Please don't PM me for help - and no, I don't do help over instant messengers.
Thanks for the explanations. I think I get it now, with just one more question -
Since x86 is little-endian, doesn't edi represent the most significant dword of rdi? How does it work, then? I can understand if edi represent the least significant bits... Does printf do the shifting?
EDI represents the lower half of the 64-bit RDI register - the order those bytes are stored in memory is not important for the purpose of this discussion. When EDI is loaded with 32-bit value and the processor is in 64-bit mode [and that applies even when the current process is a 32-bit process in compatibility mode], the upper half of these registers are filled with bit 31 of the 32-bit value, so loading 0x00001234 into EDI will actually result in RDI containing 0000000000001234. Loading 0x80001234 will result in 0xFFFFFFFF80001234 - note that the behaviour of the upper bits in pure 32-bit mode is undefined, so when going to 64-bit mode, all registers need to be re-loaded to ensure that the upper 32 bits are set - this is usually not a problem tho', as most systems never switch back to 32-bit mode once 64-bit mode has been entered [because there are lots of other things that ALSO need to be changed when switching from one to the other mode].

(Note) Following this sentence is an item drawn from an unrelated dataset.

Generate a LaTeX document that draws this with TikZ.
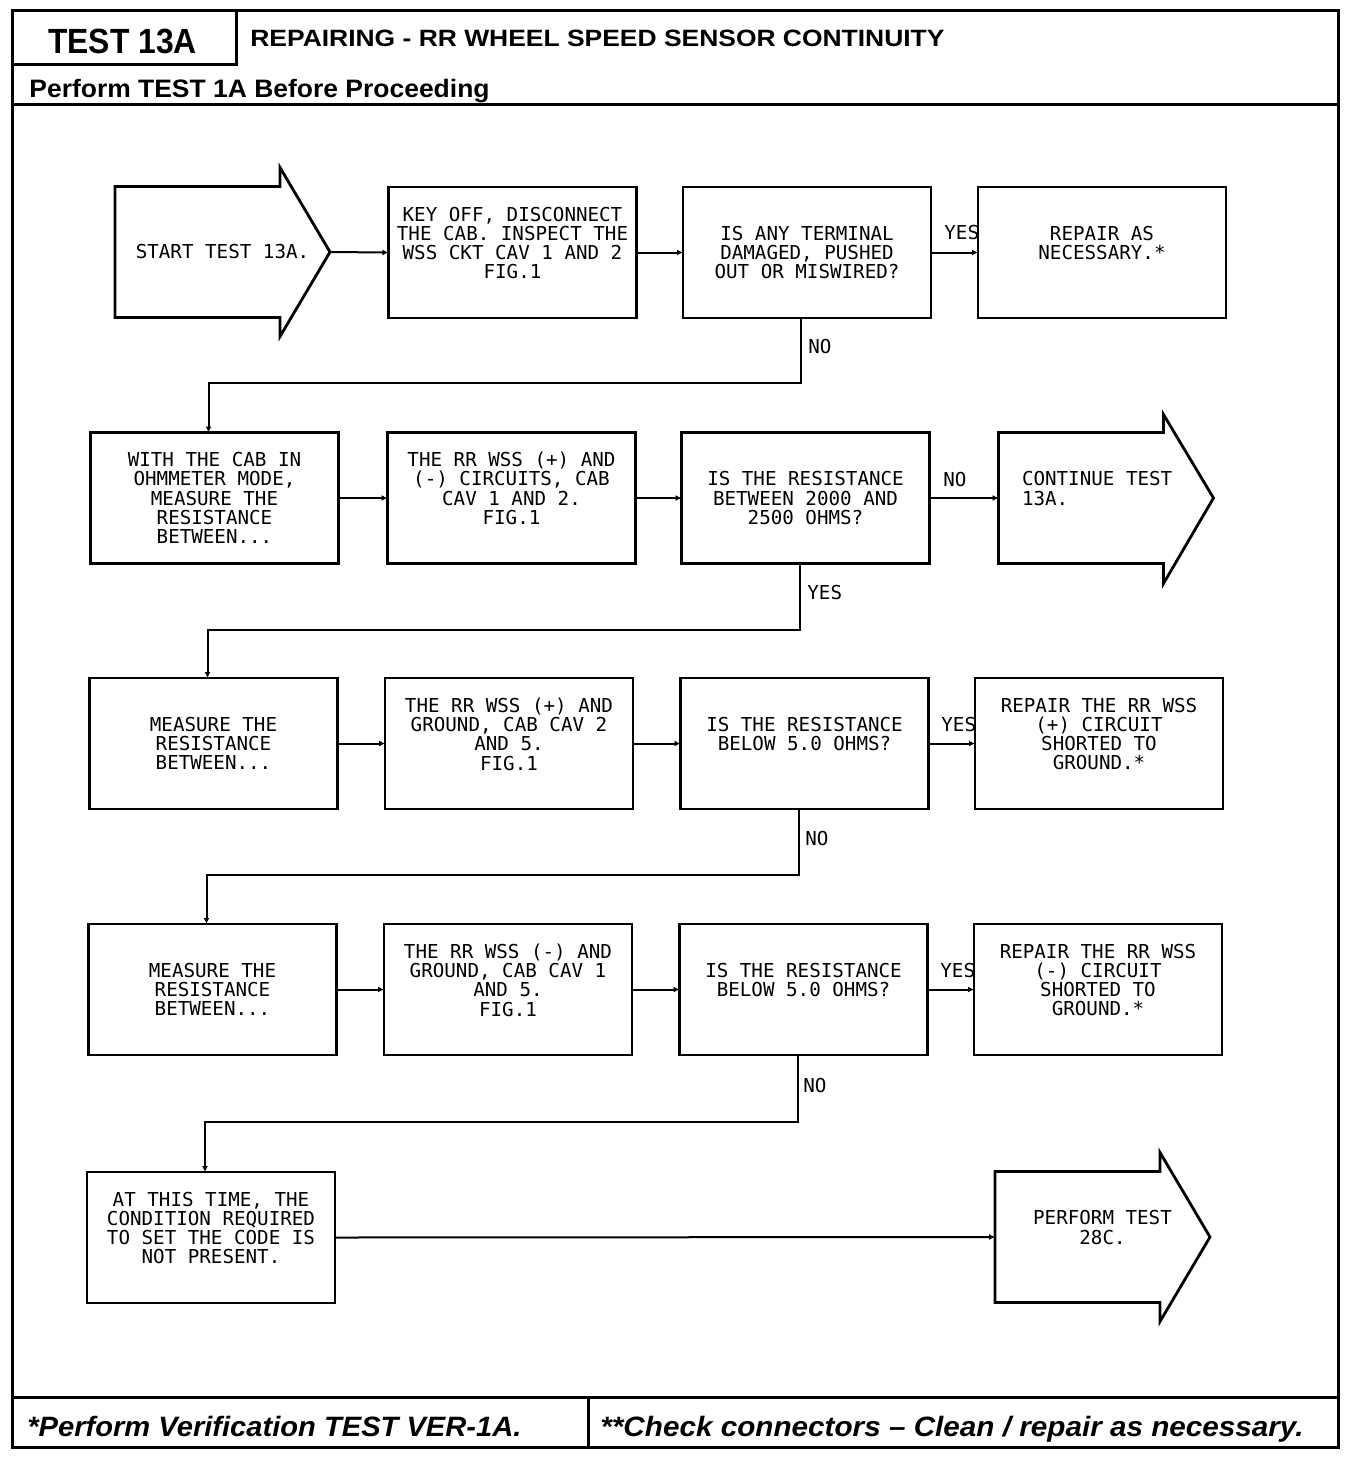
\documentclass[tikz,border=0pt]{standalone}
\usepackage{fontspec}
\usetikzlibrary{arrows.meta,calc}
\newfontfamily\boxfont{DejaVu Sans Mono}
\newfontfamily\testfont[FakeStretch=0.91]{Liberation Sans}
\newfontfamily\titlefont[FakeStretch=1.12]{Liberation Sans}
\newfontfamily\perffont[FakeStretch=1.05]{Liberation Sans}
\newfontfamily\footfont[FakeStretch=1.04]{Liberation Sans}
\newfontfamily\footfontb[FakeStretch=1.06]{Liberation Sans}
\tikzset{
  box/.style={draw, line width=1.4pt, minimum width=124pt, minimum height=65.5pt,
    inner sep=0pt, outer sep=0pt, align=center,
    font=\boxfont\fontsize{9.6pt}{9.65pt}\selectfont},
  shp/.style={draw=none, minimum width=107.5pt, minimum height=65.5pt,
    inner sep=0pt, outer sep=0pt, align=center,
    font=\boxfont\fontsize{9.6pt}{9.65pt}\selectfont},
  outline/.style={line width=1.4pt, line join=miter},
  conn/.style={line width=1pt, -{Latex[length=3pt,width=3pt]}},
  lbl/.style={inner sep=0pt, font=\boxfont\fontsize{9.6pt}{9.65pt}\selectfont},
  frame/.style={line width=1.5pt}
}
\begin{document}
\begin{tikzpicture}[x=0.5pt,y=-0.5pt]
\useasboundingbox (0,0) rectangle (1360,1458);
% frame
\draw[frame] (12,10) rectangle (1338,1447);
\draw[frame] (236,10) -- (236,64) -- (12,64);
\draw[frame] (12,104) -- (1338,104);
\draw[frame] (12,1397) -- (1338,1397);
\draw[frame] (588,1397) -- (588,1447);
\node[anchor=base, inner sep=0pt, font=\testfont\bfseries\fontsize{17.5pt}{20pt}\selectfont] (ttest) at (122.5,53) {TEST 13A};
\node[anchor=base west, inner sep=0pt, font=\titlefont\bfseries\fontsize{11.8pt}{14pt}\selectfont] (ttitle) at (250,46) {REPAIRING - RR WHEEL SPEED SENSOR CONTINUITY};
\node[anchor=base west, inner sep=0pt, font=\perffont\bfseries\fontsize{12.6pt}{15pt}\selectfont] (tperf) at (29,97) {Perform TEST 1A Before Proceeding};
\node[anchor=base west, inner sep=0pt, font=\footfont\bfseries\itshape\fontsize{14pt}{16pt}\selectfont] (tfoot1) at (27,1436) {*Perform Verification TEST VER-1A.};
\node[anchor=base west, inner sep=0pt, font=\footfontb\bfseries\itshape\fontsize{14pt}{16pt}\selectfont] (tfoot2) at (600,1436) {**Check connectors – Clean / repair as necessary.};

% row 1
\node[shp] (start) at (222.5,252) {START TEST 13A.};
\draw[outline] (start.north west) -- ++(165,0) -- ++(0,-19) -- (start.east) -- ($(start.south west)+(165,19)$) -- ++(0,-19) -- (start.south west) -- cycle;
\node[box] (b1) at (512.5,252.5) {KEY OFF, DISCONNECT\\THE CAB. INSPECT THE\\WSS CKT CAV 1 AND 2\\FIG.1\\~};
\node[box] (c1) at (807,252.5) {IS ANY TERMINAL\\DAMAGED, PUSHED\\OUT OR MISWIRED?};
\node[box] (d1) at (1102,252.5) {REPAIR AS\\NECESSARY.*\\~};
\draw[conn] (start.east) -- (b1.west);
\draw[conn] (b1.east) -- (c1.west);
\draw[conn] (c1.east) -- (d1.west);
\node[lbl, anchor=base west] (y1) at (944,239) {YES};

% row 2
\node[box] (a2) at (214.5,498) {WITH THE CAB IN\\OHMMETER MODE,\\MEASURE THE\\RESISTANCE\\BETWEEN...};
\node[box] (b2) at (511.5,498) {THE RR WSS (+) AND\\(-) CIRCUITS, CAB\\CAV 1 AND 2.\\FIG.1\\~};
\node[box] (c2) at (805.5,498) {IS THE RESISTANCE\\BETWEEN 2000 AND\\2500 OHMS?};
\node[shp, text width=84pt, align=left] (d2) at (1106,498) {CONTINUE\hspace{0.602em}TEST\\13A.\\~};
\draw[outline] (d2.north west) -- ++(165,0) -- ++(0,-18) -- (d2.east) -- ($(d2.south west)+(165,20)$) -- ++(0,-20) -- (d2.south west) -- cycle;
\draw[conn] ([xshift=-3pt]c1.south) -- ++(0,65) -| ([xshift=-3pt]a2.north);
\node[lbl, anchor=base west] (n1) at (808,353) {NO};
\draw[conn] (a2.east) -- (b2.west);
\draw[conn] (b2.east) -- (c2.west);
\draw[conn] (c2.east) -- (d2.west);
\node[lbl, anchor=base west] (n2) at (943,486) {NO};

% row 3
\node[box] (a3) at (213.5,743.5) {MEASURE THE\\RESISTANCE\\BETWEEN...};
\node[box] (b3) at (509,743.5) {THE RR WSS (+) AND\\GROUND, CAB CAV 2\\AND 5.\\FIG.1\\~};
\node[box] (c3) at (804.5,743.5) {IS THE RESISTANCE\\BELOW 5.0 OHMS?\\~};
\node[box] (d3) at (1099,743.5) {REPAIR THE RR WSS\\(+) CIRCUIT\\SHORTED TO\\GROUND.*\\~};
\draw[conn] ([xshift=-3pt]c2.south) -- ++(0,66) -| ([xshift=-3pt]a3.north);
\node[lbl, anchor=base west] (y2) at (807,599) {YES};
\draw[conn] (a3.east) -- (b3.west);
\draw[conn] (b3.east) -- (c3.west);
\draw[conn] (c3.east) -- (d3.west);
\node[lbl, anchor=base west] (y3) at (941,731) {YES};

% row 4
\node[box] (a4) at (212.5,989.5) {MEASURE THE\\RESISTANCE\\BETWEEN...};
\node[box] (b4) at (508,989.5) {THE RR WSS (-) AND\\GROUND, CAB CAV 1\\AND 5.\\FIG.1\\~};
\node[box] (c4) at (803.5,989.5) {IS THE RESISTANCE\\BELOW 5.0 OHMS?\\~};
\node[box] (d4) at (1098,989.5) {REPAIR THE RR WSS\\(-) CIRCUIT\\SHORTED TO\\GROUND.*\\~};
\draw[conn] ([xshift=-3pt]c3.south) -- ++(0,66) -| ([xshift=-3pt]a4.north);
\node[lbl, anchor=base west] (n3) at (805,845) {NO};
\draw[conn] (a4.east) -- (b4.west);
\draw[conn] (b4.east) -- (c4.west);
\draw[conn] (c4.east) -- (d4.west);
\node[lbl, anchor=base west] (y4) at (940,977) {YES};

% row 5
\node[box] (a5) at (211,1237.5) {AT THIS TIME, THE\\CONDITION REQUIRED\\TO SET THE CODE IS\\NOT PRESENT.\\~};
\node[shp] (e5) at (1102.5,1237) {PERFORM TEST\\28C.\\~};
\draw[outline] (e5.north west) -- ++(165,0) -- ++(0,-19) -- (e5.east) -- ($(e5.south west)+(165,19)$) -- ++(0,-19) -- (e5.south west) -- cycle;
\draw[conn] ([xshift=-3pt]c4.south) -- ++(0,67) -| ([xshift=-3pt]a5.north);
\node[lbl, anchor=base west] (n4) at (803,1092) {NO};
\draw[conn] (a5.east) -- (e5.west);
\end{tikzpicture}
\end{document}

It is a common misconception that registers somehow have an "endian" behaviour. The only time that "endian" is involved is when data is accessed as bytes in memory - once it is in a register, the bits go from right to left in the same order as you would do on paper [1].
[1] Of course, this is a logical left to right - there's nothing saying that the chip-layout people won't stack the bits in two rows, one with bits 0..15 going from left to right, the other with bits 31..16 from right to left - but that's not really what we care about - logically, the bits are number 0 at the rightmost and 31 or 63 at the left of the set.
--
Mats
Compilers can produce warnings - make the compiler programmers happy: Use them!
Please don't PM me for help - and no, I don't do help over instant messengers.
Oh. I see what you mean now. I was under the misconception that registers have endian-ness, too (bytes in a register). Thanks for clearing it up.
And sorry for the late reply, for some reason the email notification thing, which I have been relying on, didn't work for this thread.